A strong cloud modernization strategy therefore includes canonical business objects, reusable mapping services, and policy-driven connectivity. It also includes resilience patterns such as asynchronous buffering, retry with backoff, dead-letter handling, and business exception queues for finance-sensitive transactions. These controls are essential when invoice creation, revenue schedules, or project cost updates depend on multiple cloud services with different availability and throughput characteristics.
- Prioritize quote-to-cash and project-to-bill workflows first because they deliver measurable operational ROI
- Separate system integration concerns from business orchestration so process changes do not require rewriting every connector
- Adopt observability that combines technical telemetry with business KPIs such as invoice latency, sync failure rate, and unbilled approved work
- Design for regional expansion by externalizing tax, currency, legal entity, and data residency rules where possible
- Use phased coexistence when replacing legacy ERP or billing systems to avoid disrupting revenue operations
Operational visibility, resilience, and scalability recommendations
Professional services integration programs often fail not because data cannot move, but because operations cannot see what is happening. Enterprise observability systems should provide end-to-end transaction tracing across CRM, middleware, ERP, billing, and delivery platforms. Business users should be able to identify whether a project was created, whether approved work is billable, whether an invoice is blocked, and which dependency caused the exception.
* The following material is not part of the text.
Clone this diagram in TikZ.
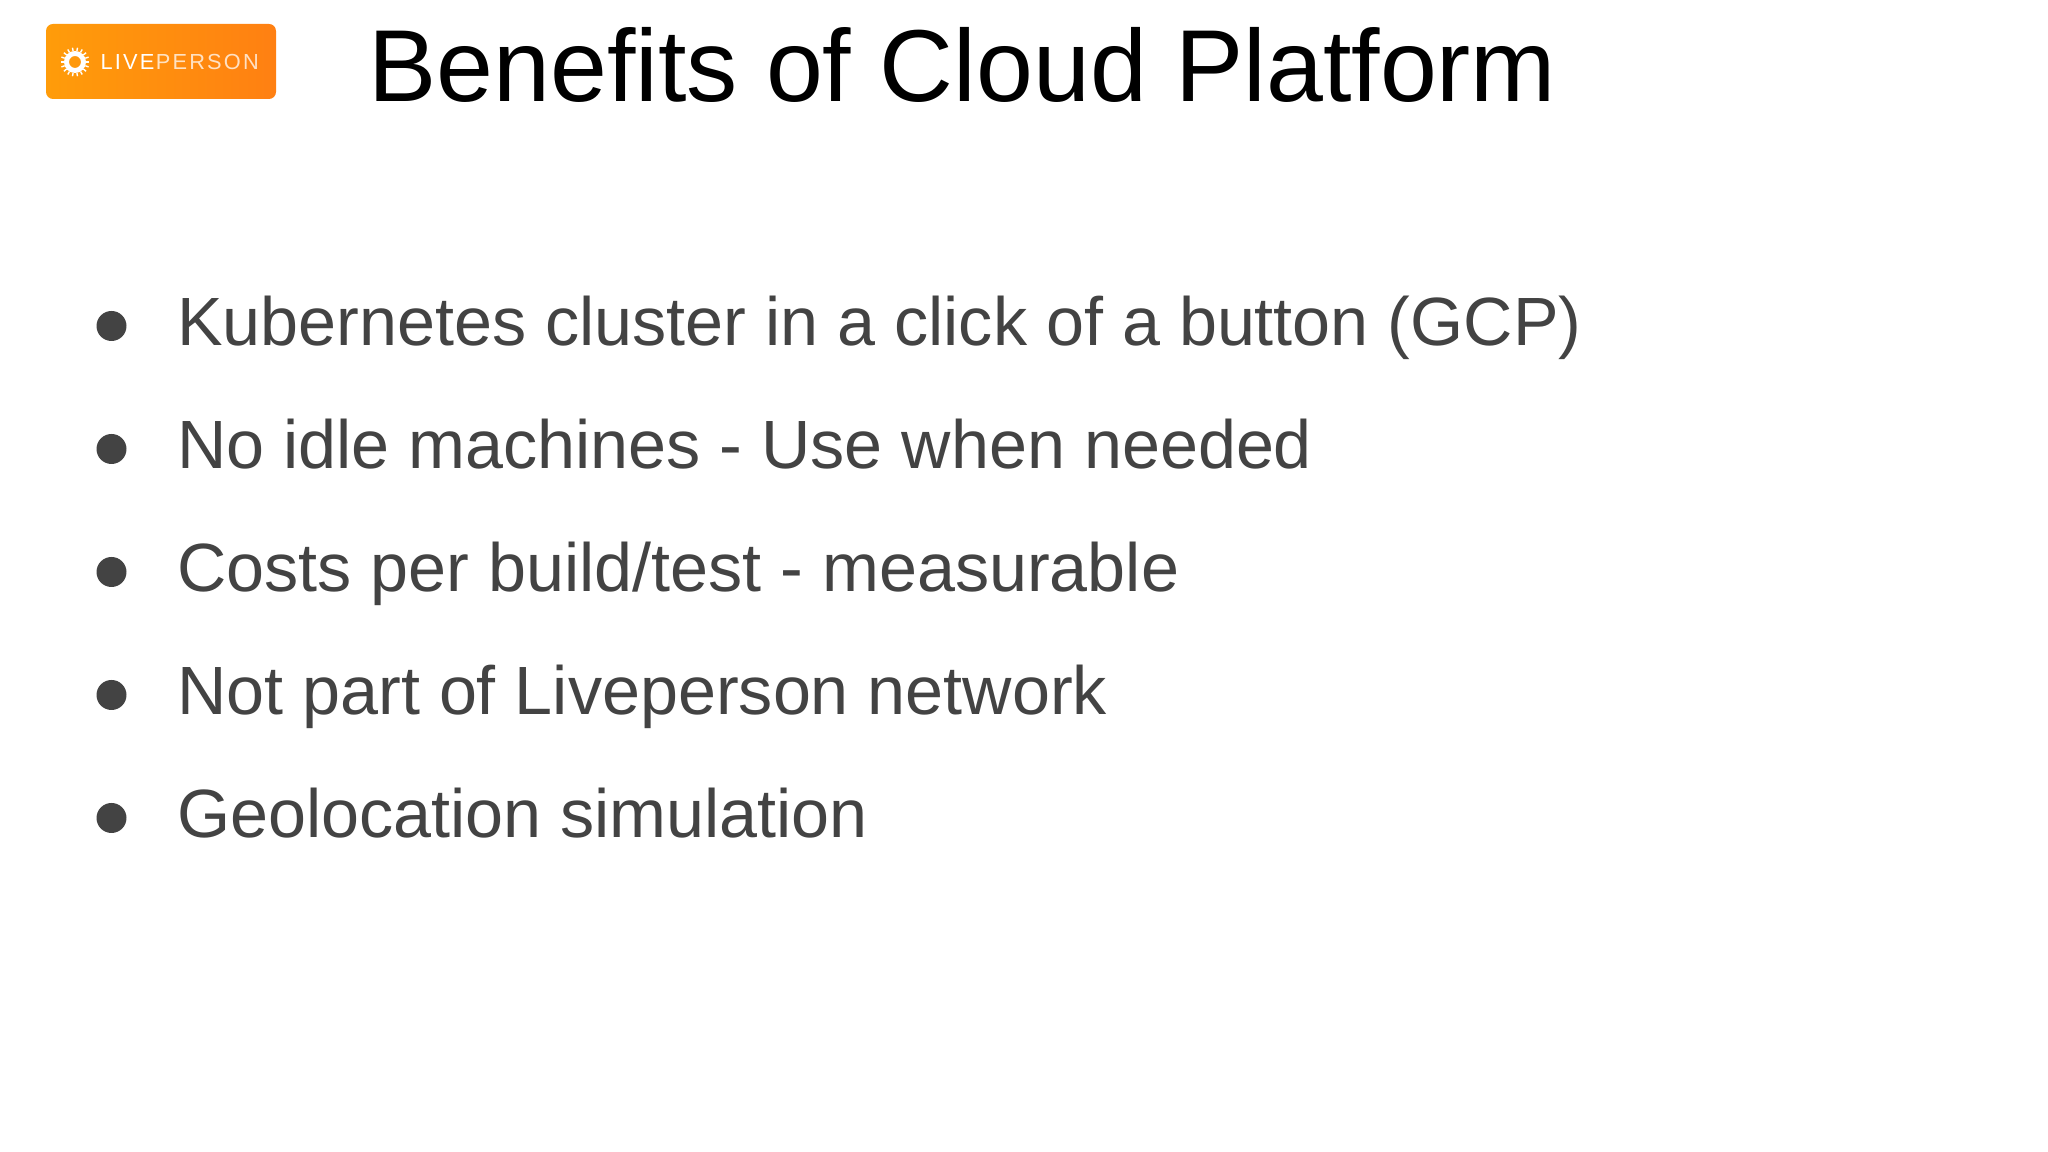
\documentclass[tikz,border=0pt]{standalone}
\usepackage{fontspec}
\setmainfont{Liberation Sans}
\newfontfamily\logofont[LetterSpace=10]{Liberation Sans}
\definecolor{bodygray}{HTML}{434343}
\definecolor{logoleft}{HTML}{FF9C0A}
\definecolor{logoright}{HTML}{FF8012}

\begin{document}
\begin{tikzpicture}[
  title node/.style={anchor=base west,inner sep=0pt,font=\fontsize{29.1}{35}\selectfont,text=black},
  item node/.style={anchor=base west,inner sep=0pt,font=\fontsize{19.43}{24}\selectfont,text=bodygray},
  dot node/.style={circle,fill=bodygray,inner sep=0pt,minimum size=0.3cm},
  logo text/.style={anchor=base west,inner sep=0pt,text=white,font=\logofont\fontsize{6.2}{8}\selectfont}]

  \useasboundingbox (0,0) rectangle (20.48,11.52);
  \fill[white] (0,0) rectangle (20.48,11.52);

  % logo
  \node[rounded corners=2pt,minimum width=2.3cm,minimum height=0.75cm,inner sep=0pt,
    left color=logoleft,right color=logoright] (logo) at (1.61,10.905) {};
  \node[circle,draw=white,line width=1.4pt,minimum size=0.17cm,inner sep=0pt] (sun) at (0.75,10.90) {};
  \foreach \a in {0,20,...,340}
    \draw[white,line width=0.4pt] (sun.\a) -- ++(\a:0.035);
  \node[logo text] (live) at (1.00,10.82) {LIVE};
  \node[logo text,opacity=0.75] (person) at (live.base east) {PERSON};

  % title
  \node[title node] (title) at (3.675,10.50) {Benefits of Cloud Platform};

  % bullets
  \node[dot node] (d1) at (1.115,8.26) {};
  \node[dot node] (d2) at (1.115,7.03) {};
  \node[dot node] (d3) at (1.115,5.80) {};
  \node[dot node] (d4) at (1.115,4.57) {};
  \node[dot node] (d5) at (1.115,3.34) {};

  \node[item node] (i1) at (1.765,8.06) {Kubernetes cluster in a click of a button (GCP)};
  \node[item node] (i2) at (1.765,6.83) {No idle machines - Use when needed};
  \node[item node] (i3) at (1.765,5.60) {Costs per build/test - measurable};
  \node[item node] (i4) at (1.765,4.37) {Not part of Liveperson network};
  \node[item node] (i5) at (1.765,3.14) {Geolocation simulation};
\end{tikzpicture}
\end{document}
Scalability planning should account for more than API throughput. Month-end billing peaks, acquisition-driven onboarding, regional ERP rollouts, and new service lines can all stress orchestration workflows. Design for idempotent processing, queue-based decoupling, rate-limit awareness, and replayable transactions. For global firms, resilience also means handling partial failures gracefully so that a billing platform outage does not stop customer creation or project staffing in upstream systems.
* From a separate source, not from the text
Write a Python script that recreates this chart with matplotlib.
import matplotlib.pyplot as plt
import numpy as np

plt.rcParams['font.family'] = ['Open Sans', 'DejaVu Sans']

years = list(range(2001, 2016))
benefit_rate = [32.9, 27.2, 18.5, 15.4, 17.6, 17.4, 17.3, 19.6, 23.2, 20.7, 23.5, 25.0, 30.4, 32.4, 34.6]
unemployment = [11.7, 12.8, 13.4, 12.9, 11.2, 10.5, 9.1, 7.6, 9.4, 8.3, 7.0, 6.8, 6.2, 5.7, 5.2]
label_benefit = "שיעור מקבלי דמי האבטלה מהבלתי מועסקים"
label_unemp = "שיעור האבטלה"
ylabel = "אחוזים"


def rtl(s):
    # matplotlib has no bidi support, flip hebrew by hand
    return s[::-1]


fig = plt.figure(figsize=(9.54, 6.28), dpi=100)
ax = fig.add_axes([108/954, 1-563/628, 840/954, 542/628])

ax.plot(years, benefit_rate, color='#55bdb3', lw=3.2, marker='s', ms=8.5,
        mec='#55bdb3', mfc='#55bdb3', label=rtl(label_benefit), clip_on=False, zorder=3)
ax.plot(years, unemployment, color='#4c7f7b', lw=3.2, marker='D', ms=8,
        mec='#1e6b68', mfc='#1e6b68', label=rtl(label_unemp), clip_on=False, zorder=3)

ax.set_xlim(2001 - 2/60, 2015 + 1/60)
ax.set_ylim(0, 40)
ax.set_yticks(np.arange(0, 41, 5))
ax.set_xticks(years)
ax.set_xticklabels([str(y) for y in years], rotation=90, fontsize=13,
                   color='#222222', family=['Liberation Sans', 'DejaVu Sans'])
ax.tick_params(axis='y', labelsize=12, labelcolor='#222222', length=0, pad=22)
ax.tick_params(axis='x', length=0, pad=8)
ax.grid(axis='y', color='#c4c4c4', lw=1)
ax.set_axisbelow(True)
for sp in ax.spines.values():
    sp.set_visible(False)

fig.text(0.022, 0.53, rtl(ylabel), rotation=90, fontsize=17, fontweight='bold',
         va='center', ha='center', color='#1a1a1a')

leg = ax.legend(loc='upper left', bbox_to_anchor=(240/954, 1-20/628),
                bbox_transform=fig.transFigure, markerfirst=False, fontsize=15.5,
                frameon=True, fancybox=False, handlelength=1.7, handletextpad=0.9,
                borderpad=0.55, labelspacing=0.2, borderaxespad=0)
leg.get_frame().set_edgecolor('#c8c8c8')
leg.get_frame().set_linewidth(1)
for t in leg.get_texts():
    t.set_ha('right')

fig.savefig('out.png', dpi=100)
From an ROI perspective, the value case is usually clear: reduced manual reconciliation, faster invoice cycles, improved utilization reporting, lower integration maintenance cost, and stronger auditability. However, executives should also recognize the strategic upside. Connected enterprise systems create the foundation for more accurate forecasting, service line profitability analysis, and AI-driven operational intelligence because the underlying workflow data is synchronized and governed.
Executive guidance for implementation
CIOs and CTOs should sponsor professional services ERP integration as a business operating model initiative, not a connector project. Start by mapping the end-to-end lifecycle from opportunity through delivery, billing, revenue, and collections. Identify system-of-record ownership, workflow breakpoints, and manual interventions. Then prioritize the highest-friction workflows where synchronization failures create measurable financial or customer impact.
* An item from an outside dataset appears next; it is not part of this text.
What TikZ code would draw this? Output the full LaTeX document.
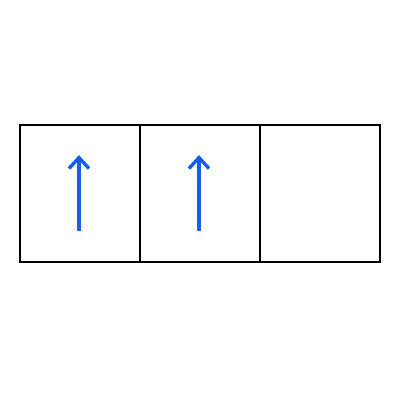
\documentclass[tikz,border=0pt]{standalone}
\usetikzlibrary{arrows.meta}
\definecolor{arrowblue}{RGB}{22,96,232}
\begin{document}
\begin{tikzpicture}[x=1pt,y=-1pt,
  cell/.style={draw=black,line width=2.4pt,minimum width=120pt,minimum height=137pt,inner sep=0pt,outer sep=0pt},
  uparrow/.style={draw=arrowblue,line width=3.4pt,-{Straight Barb[length=11pt,width=20pt,line width=3.4pt]}}]
\useasboundingbox (0,0) rectangle (400,400);
\node[cell] (c1) at (80,193.5) {};
\node[cell] (c2) at (200,193.5) {};
\node[cell] (c3) at (320,193.5) {};
\coordinate (a1s) at (79,231);
\coordinate (a1e) at (79,155);
\coordinate (a2s) at (199,231);
\coordinate (a2e) at (199,155);
\draw[uparrow] (a1s) -- (a1e);
\draw[uparrow] (a2s) -- (a2e);
\end{tikzpicture}
\end{document}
For implementation, establish a joint governance model across sales operations, finance, delivery leadership, enterprise architecture, and platform engineering. Define reusable integration services, API standards, event contracts, and exception management processes. Measure success using business outcomes such as project setup cycle time, billing latency, invoice accuracy, and reporting consistency, not only technical deployment metrics.
The firms that perform best in this area treat integration as connected operations infrastructure. They build enterprise orchestration capabilities that can absorb new SaaS platforms, support cloud ERP modernization, and maintain operational resilience as service models evolve. That is the path from fragmented workflows to scalable interoperability architecture.